▸ **TASK DETAILS**:
Drop every picture. Then return, exactly, the lines from the beginning of the listing below through the one containing "245.4, 248.4, 248.4];".

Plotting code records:
· · ·

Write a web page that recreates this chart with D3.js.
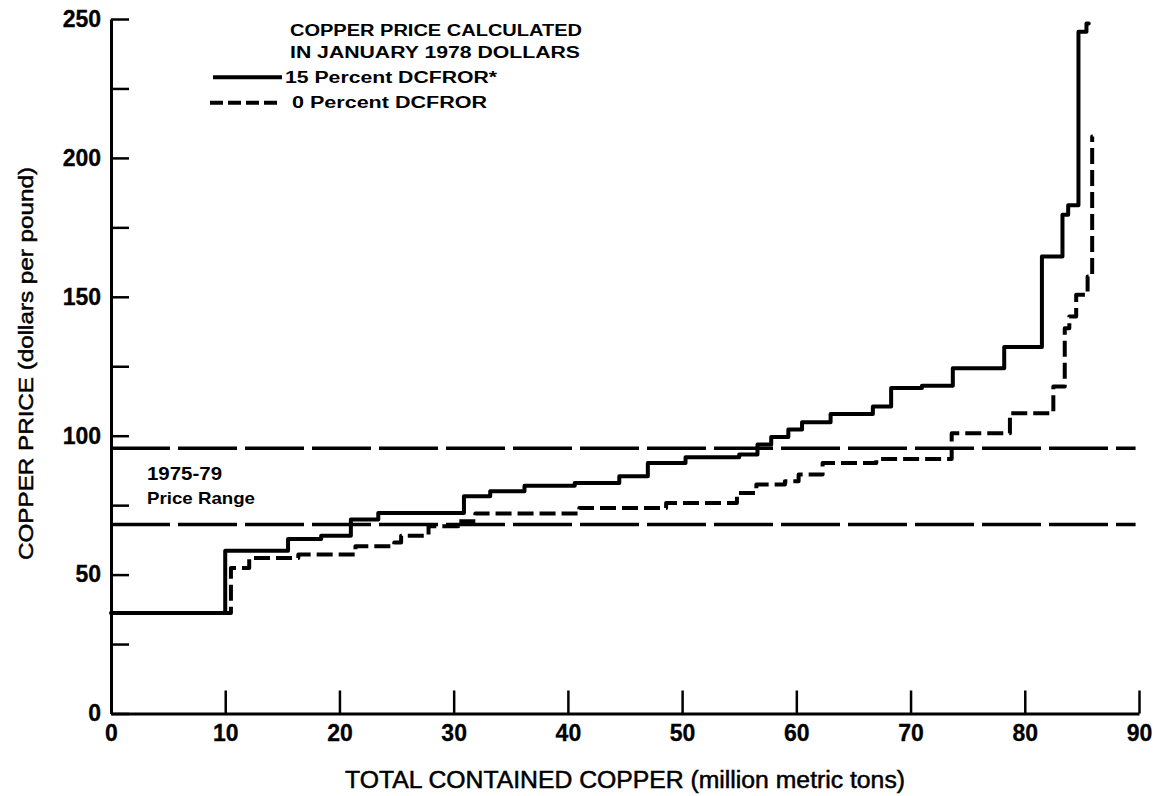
<!DOCTYPE html>
<html>
<head>
<meta charset="utf-8">
<script src="https://cdn.jsdelivr.net/npm/d3@7"></script>
<style>
  html, body { margin: 0; padding: 0; background: #fff; }
  svg { display: block; }
  text { font-family: "Liberation Sans", Arial, Helvetica, sans-serif; fill: #000; }
</style>
</head>
<body>
<svg id="chart" width="1156" height="796"></svg>
<script>
// ---- data ----
const xTicks = [0, 10, 20, 30, 40, 50, 60, 70, 80, 90];
const yMajorTicks = [0, 50, 100, 150, 200, 250];
const yMinorTicks = [25, 75, 125, 175, 225];

// 15 Percent DCFROR: start of each step (million metric tons) and price level
const solidTons  = [0, 10.0, 15.5, 18.4, 21.0, 23.4, 30.9, 33.2, 36.2, 40.6, 44.5, 47.0, 50.3, 55.0, 56.6, 57.8, 59.3, 60.5, 63.0, 66.7, 68.3, 71.0, 73.7, 78.2, 81.5, 83.3, 83.8, 84.7, 85.4, 85.6];
const solidPrice = [36.2, 58.6, 62.8, 64.0, 69.8, 72.2, 78.2, 80.0, 82.0, 83.0, 85.4, 90.2, 92.2, 93.2, 96.8, 99.5, 102.2, 104.8, 107.8, 110.5, 117.2, 118.0, 124.3, 131.9, 164.5, 179.5, 183.0, 245.4, 248.4, 248.4];

// 0 Percent DCFROR
const dashedTons  = [0, 10.5, 12.1, 16.4, 21.4, 24.8, 25.4, 27.8, 30.4, 31.9, 41.0, 48.6, 54.8, 56.5, 59.0, 60.2, 62.3, 67.0, 73.6, 78.7, 82.5, 83.5, 83.9, 84.5, 85.5, 85.9, 85.95];
const dashedPrice = [36.2, 52.4, 56.0, 57.2, 60.2, 61.6, 64.0, 67.4, 69.2, 72.0, 74.0, 75.8, 79.4, 82.4, 83.6, 86.0, 90.2, 91.6, 100.9, 108.1, 117.7, 138.7, 142.9, 150.7, 157.3, 207.7, 207.7];

// 1975-79 price range bounds
const priceRange = [68, 95.5];
const priceRangeExtent = [0, 89.7];

// ---- drawing ----
const svg = d3.select("#chart");
const x = d3.scaleLinear().domain([0, 90]).range([111, 1139]);
const y = d3.scaleLinear().domain([0, 250]).range([713.5, 19]);

// price-range long-dash lines
svg.append("g").selectAll("line").data(priceRange).join("line")
  .attr("x1", x(priceRangeExtent[0])).attr("x2", x(priceRangeExtent[1]))
  .attr("y1", d => y(d)).attr("y2", d => y(d))
  .attr("stroke", "#000").attr("stroke-width", 3.5)
  .attr("stroke-dasharray", "59,8");

// Y axis
const yAxis = d3.axisLeft(y)
  .tickValues(yMajorTicks.concat(yMinorTicks))
  .tickSize(-18).tickSizeOuter(0).tickPadding(10)
  .tickFormat(d => yMajorTicks.includes(d) ? d : "");
const gy = svg.append("g").attr("transform", `translate(${x(0)},0)`).call(yAxis);

// X axis
const xAxis = d3.axisBottom(x)
  .tickValues(xTicks)
  .tickSize(-23).tickSizeOuter(0).tickPadding(11);
const gx = svg.append("g").attr("transform", `translate(0,${y(0)})`).call(xAxis);

[gx, gy].forEach(g => {
  g.select(".domain").attr("stroke", "#000").attr("stroke-width", 3);
  g.selectAll(".tick line").attr("stroke", "#000").attr("stroke-width", 2.5);
  g.selectAll(".tick text")
    .attr("font-size", 23).attr("font-weight", "bold")
    .attr("font-family", "'Liberation Sans', Arial, sans-serif").attr("fill", "#000")
    .attr("stroke", "#000").attr("stroke-width", 0.3);
});
gx.selectAll(".tick").filter(d => d === 0).select("line").remove();

// step curves
const line = d3.line().curve(d3.curveStepAfter).x(d => x(d[0])).y(d => y(d[1]));
const solidPts = solidTons.map((t, i) => [t, solidPrice[i]]);
const dashedPts = dashedTons.map((t, i) => [t, dashedPrice[i]]);

svg.append("path").datum(dashedPts).attr("d", line)
  .attr("fill", "none").attr("stroke", "#000").attr("stroke-width", 4)
  .attr("stroke-dasharray", "16,6").attr("stroke-linejoin", "round");

svg.append("path").datum(solidPts).attr("d", line)
  .attr("fill", "none").attr("stroke", "#000").attr("stroke-width", 4)
  .attr("stroke-linejoin", "round").attr("stroke-linecap", "round");

// legend
const leg = svg.append("g");
leg.append("text").attr("x", 290).attr("y", 36).attr("font-size", 16).attr("font-weight", "bold")
  .attr("textLength", 292).attr("lengthAdjust", "spacingAndGlyphs").text("COPPER PRICE CALCULATED");
leg.append("text").attr("x", 290).attr("y", 58.3).attr("font-size", 16).attr("font-weight", "bold")
  .attr("textLength", 290).attr("lengthAdjust", "spacingAndGlyphs").text("IN JANUARY 1978 DOLLARS");
leg.append("line").attr("x1", 213).attr("x2", 282).attr("y1", 77.3).attr("y2", 77.3)
  .attr("stroke", "#000").attr("stroke-width", 4);
leg.append("text").attr("x", 285).attr("y", 83.3).attr("font-size", 16).attr("font-weight", "bold")
  .attr("textLength", 212).attr("lengthAdjust", "spacingAndGlyphs").text("15 Percent DCFROR*");
leg.append("line").attr("x1", 210).attr("x2", 281).attr("y1", 102.7).attr("y2", 102.7)
  .attr("stroke", "#000").attr("stroke-width", 4).attr("stroke-dasharray", "13,5");
leg.append("text").attr("x", 292).attr("y", 108.3).attr("font-size", 16).attr("font-weight", "bold")
  .attr("textLength", 195).attr("lengthAdjust", "spacingAndGlyphs").text("0 Percent DCFROR");

// price range annotation
svg.append("text").attr("x", 147).attr("y", 480).attr("font-size", 18).attr("font-weight", "bold")
  .attr("textLength", 75).attr("lengthAdjust", "spacingAndGlyphs").text("1975-79");
svg.append("text").attr("x", 147).attr("y", 504).attr("font-size", 17).attr("font-weight", "bold")
  .attr("textLength", 108).attr("lengthAdjust", "spacingAndGlyphs").text("Price Range");

// axis titles
svg.append("text").attr("transform", "translate(33,363.5) rotate(-90)")
  .attr("text-anchor", "middle").attr("font-size", 21)
  .attr("stroke", "#000").attr("stroke-width", 0.5)
  .attr("textLength", 393).attr("lengthAdjust", "spacingAndGlyphs")
  .text("COPPER PRICE (dollars per pound)");
svg.append("text").attr("x", 625).attr("y", 788)
  .attr("text-anchor", "middle").attr("font-size", 23)
  .attr("stroke", "#000").attr("stroke-width", 0.5)
  .attr("textLength", 560).attr("lengthAdjust", "spacingAndGlyphs")
  .text("TOTAL CONTAINED COPPER (million metric tons)");
</script>
</body>
</html>
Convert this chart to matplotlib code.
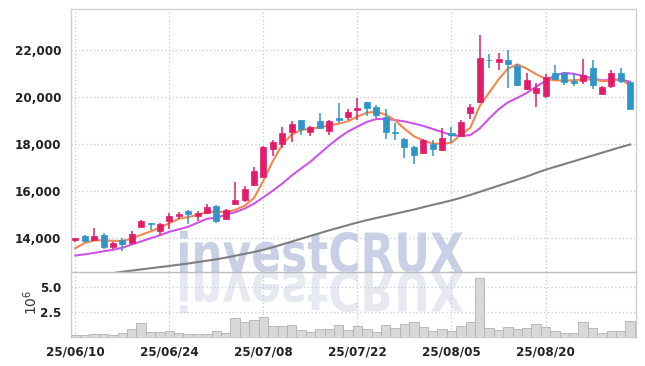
import matplotlib
matplotlib.use("Agg")
import matplotlib.pyplot as plt
import numpy as np
from matplotlib import font_manager as fm
from matplotlib.textpath import TextPath
from matplotlib.patches import PathPatch
from matplotlib.transforms import Affine2D
from matplotlib.font_manager import FontProperties
from matplotlib.ticker import FixedLocator

# ---------------- data ----------------
date_labels = ["25/06/10", "25/06/24", "25/07/08", "25/07/22", "25/08/05", "25/08/20"]
date_label_idx = [0, 10, 20, 30, 40, 50]

opens = [13930, 14100, 13930, 14150, 13620, 13920, 13780, 14500, 14650, 14330,
         14730, 14930, 15170, 14960, 15070, 15380, 14840, 15440, 15610, 16250,
         16600, 17810, 18000, 18500, 19000, 18500, 18960, 18560, 19100, 19160,
         19440, 19780, 19570, 19160, 18530, 18220, 17880, 17610, 18010, 17740,
         18450, 18360, 19330, 19800, 21580, 21480, 21570, 21310, 20320, 20180,
         20030, 21030, 21000, 20660, 20670, 21240, 20140, 20460, 21030, 20650]
highs = [14010, 14120, 14420, 14220, 13830, 14010, 14320, 14790, 14660, 14650,
         15070, 15100, 15190, 15140, 15440, 15425, 15240, 16390, 16230, 17010,
         17900, 18160, 18710, 18970, 19010, 18780, 19300, 19020, 19750, 19500,
         19960, 19800, 19640, 19470, 18900, 18240, 17900, 18230, 18190, 18670,
         18740, 19000, 19680, 22620, 21800, 21880, 21980, 21380, 21030, 20600,
         20960, 21350, 21050, 21020, 21600, 21550, 20480, 21150, 21240, 20650]
lows = [13860, 13890, 13900, 13540, 13560, 13480, 13750, 14480, 14350, 14120,
        14400, 14820, 14620, 14730, 15050, 14670, 14790, 15400, 15560, 16200,
        16580, 17480, 17840, 18090, 18400, 18360, 18650, 18370, 18900, 19040,
        19040, 19210, 19110, 18230, 18190, 17410, 17170, 17580, 17500, 17700,
        18050, 18300, 19070, 19750, 21240, 21140, 20390, 20480, 20300, 19580,
        19940, 20700, 20490, 20460, 20560, 20320, 20060, 20360, 20570, 19470]
closes = [14000, 13900, 14100, 13650, 13800, 13750, 14180, 14715, 14610, 14620,
          14960, 15040, 15010, 15085, 15330, 14730, 15180, 15640, 16090, 16870,
          17860, 18080, 18450, 18840, 18650, 18740, 18690, 18990, 19020, 19370,
          19550, 19510, 19240, 18500, 18460, 17880, 17520, 18180, 17770, 18260,
          18400, 18930, 19580, 21670, 21560, 21600, 21400, 20500, 20710, 20380,
          20830, 20770, 20630, 20570, 20910, 20500, 20430, 21030, 20670, 19470]

ma_short = [13580, 13800, 13910, 13920, 13890, 13890, 13980, 14150, 14290, 14460,
            14640, 14830, 14900, 14990, 15110, 15140, 15100, 15210, 15380, 15710,
            16450, 17270, 17980, 18400, 18590, 18650, 18710, 18800, 18860, 18970,
            19170, 19330, 19370, 19250, 19010, 18650, 18330, 18150, 18020, 18010,
            18060, 18400, 18690, 19610, 20180, 20740, 21200, 21380, 21200, 20960,
            20770, 20700, 20700, 20700, 20740, 20740, 20670, 20690, 20740, 20490]
ma_mid = [13270, 13320, 13380, 13450, 13510, 13600, 13740, 13870, 14000, 14130,
          14280, 14380, 14490, 14660, 14830, 14870, 15000, 15110, 15260, 15470,
          15740, 16020, 16320, 16660, 16960, 17250, 17600, 17940, 18260, 18530,
          18740, 18940, 19060, 19060, 19020, 18960, 18870, 18770, 18640, 18510,
          18380, 18340, 18380, 18660, 19080, 19470, 19770, 19960, 20170, 20430,
          20680, 20910, 21020, 20980, 20890, 20790, 20700, 20720, 20740, 20640]
ma_long = [12280, 12340, 12400, 12460, 12520, 12580, 12630, 12680, 12730, 12780,
           12825, 12880, 12930, 12990, 13050, 13110, 13180, 13260, 13340, 13420,
           13510, 13620, 13740, 13860, 13980, 14100, 14220, 14340, 14450, 14560,
           14670, 14770, 14860, 14950, 15040, 15130, 15220, 15320, 15420, 15510,
           15610, 15720, 15840, 15970, 16100, 16230, 16360, 16490, 16620, 16770,
           16910, 17030, 17150, 17270, 17390, 17510, 17630, 17750, 17870, 17980]

volumes_m = [0.13, 0.13, 0.27, 0.27, 0.13, 0.33, 0.73, 1.33, 0.43, 0.43,
             0.53, 0.33, 0.23, 0.23, 0.27, 0.62, 0.33, 1.83, 1.43, 1.63,
             1.93, 1.07, 1.07, 1.13, 0.63, 0.50, 0.73, 0.73, 1.13, 0.63,
             1.03, 0.73, 0.50, 1.13, 0.83, 1.27, 1.50, 0.93, 0.57, 0.73,
             0.53, 1.07, 1.43, 5.83, 0.83, 0.63, 0.93, 0.73, 0.83, 1.27,
             0.93, 0.53, 0.33, 0.33, 1.43, 0.83, 0.33, 0.53, 0.53, 1.57]

price_ticks = [14000, 16000, 18000, 20000, 22000]
vol_ticks = [2.5, 5.0]

# ---------------- style ----------------
UP = "#e11d6b"
DOWN = "#2d95c8"
GRID = "#c3c8dc"
SPINE = "#cfcfcf"

names = {f.name for f in fm.fontManager.ttflist}
if "Liberation Sans Narrow" in names:
    tick_fp = FontProperties(family="Liberation Sans Narrow", weight="bold", size=10.8)
else:
    tick_fp = FontProperties(family="DejaVu Sans", stretch="condensed", weight="bold", size=9.5)

W, H = 645, 366
fig = plt.figure(figsize=(W / 100, H / 100), dpi=100)
fig.patch.set_facecolor("white")

left, right = 71 / W, 636 / W
p_top, p_bot = 1 - 9 / H, 1 - 272 / H
v_bot = 1 - 336.7 / H

ax = fig.add_axes([left, p_bot, right - left, p_top - p_bot])
axv = fig.add_axes([left, v_bot, right - left, p_bot - v_bot], sharex=ax)
for a in (ax, axv):
    a.set_facecolor("none")

# watermark (behind axes)
wm_fp = FontProperties(family="DejaVu Sans", weight="bold")
tp = TextPath((0, 0), "investCRUX", size=100, prop=wm_fp)
bb = tp.get_extents()
x0, x1 = 180, 463
base = H - 272
cap = 39.5
sx = (x1 - x0) / bb.width
sy = cap / 73.0
tr_main = Affine2D().translate(-bb.x0, 0).scale(sx, sy).translate(x0, base)
tr_refl = Affine2D().translate(-bb.x0, 0).scale(sx, -sy).translate(x0, base)
fig.add_artist(PathPatch(tp, transform=tr_main, facecolor="#c9cfe4", edgecolor="none", zorder=-5))
fig.add_artist(PathPatch(tp, transform=tr_refl, facecolor="#e7e9f1", edgecolor="none", zorder=-5))

idx = np.arange(len(opens))
o = np.array(opens, float); c = np.array(closes, float)
h = np.array(highs, float); l = np.array(lows, float)
up = c >= o
cols = np.where(up, UP, DOWN)

# moving averages
ax.plot(idx, ma_long, color="#7f7f7f", lw=1.5, zorder=2)
ax.plot(idx, ma_mid, color="#cc55e8", lw=1.5, zorder=2)
ax.plot(idx, ma_short, color="#f0884f", lw=1.5, zorder=2)

# candles
ax.vlines(idx, l, h, colors=cols, lw=1.1, zorder=3)
body_lo = np.minimum(o, c)
body_h = np.maximum(np.abs(c - o), 25)
ax.bar(idx, body_h, bottom=body_lo, width=0.64, color=cols, edgecolor=cols, lw=0.5, zorder=4)

ax.set_ylim(12570, 23730)
ax.set_xlim(-0.46, 59.62)
ax.yaxis.set_major_locator(FixedLocator(price_ticks))
ax.set_yticklabels([f"{v:,}" for v in price_ticks])

# volume
axv.bar(idx, volumes_m, width=1.0, color="#d8d8d8", edgecolor="#b2b2b2", lw=0.6, zorder=3)
axv.set_ylim(0, 6.47)
axv.yaxis.set_major_locator(FixedLocator(vol_ticks))
axv.set_yticklabels([f"{v:.1f}" for v in vol_ticks])
axv.xaxis.set_major_locator(FixedLocator(date_label_idx))
axv.set_xticklabels(date_labels)
plt.setp(ax.get_xticklabels(), visible=False)

for a in (ax, axv):
    a.grid(True, color=GRID, linestyle=(0, (1, 2)), lw=0.9, zorder=1)
    a.set_axisbelow(True)
    a.tick_params(length=0, pad=7, colors="#222222")
    for lab in a.get_yticklabels() + a.get_xticklabels():
        lab.set_fontproperties(tick_fp)
        lab.set_color("#222222")
    for s in a.spines.values():
        s.set_color(SPINE)
        s.set_linewidth(1.0)
ax.spines["bottom"].set_color("#bdbdbd")
axv.spines["top"].set_visible(False)
axv.tick_params(axis="x", pad=6)

fig.text(31 / W, 1 - 302 / H, "$10^{6}$", rotation=90, ha="center", va="center",
         fontsize=10, color="#333333")

fig.savefig("out.png", dpi=100, facecolor="white")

· · ·

▸ **WRITTEN SOLUTION**:
Write a web page that recreates this chart with D3.js.
<!DOCTYPE html>
<html>
<head>
<meta charset="utf-8">
<script src="https://cdn.jsdelivr.net/npm/d3@7"></script>
<style>
  html, body { margin: 0; padding: 0; background: #fff; }
  svg { display: block; }
  text { font-family: "Liberation Sans", Arial, Helvetica, sans-serif; fill: #000; }
</style>
</head>
<body>
<svg id="chart" width="1156" height="796"></svg>
<script>
// ---- data ----
const xTicks = [0, 10, 20, 30, 40, 50, 60, 70, 80, 90];
const yMajorTicks = [0, 50, 100, 150, 200, 250];
const yMinorTicks = [25, 75, 125, 175, 225];

// 15 Percent DCFROR: start of each step (million metric tons) and price level
const solidTons  = [0, 10.0, 15.5, 18.4, 21.0, 23.4, 30.9, 33.2, 36.2, 40.6, 44.5, 47.0, 50.3, 55.0, 56.6, 57.8, 59.3, 60.5, 63.0, 66.7, 68.3, 71.0, 73.7, 78.2, 81.5, 83.3, 83.8, 84.7, 85.4, 85.6];
const solidPrice = [36.2, 58.6, 62.8, 64.0, 69.8, 72.2, 78.2, 80.0, 82.0, 83.0, 85.4, 90.2, 92.2, 93.2, 96.8, 99.5, 102.2, 104.8, 107.8, 110.5, 117.2, 118.0, 124.3, 131.9, 164.5, 179.5, 183.0, 245.4, 248.4, 248.4];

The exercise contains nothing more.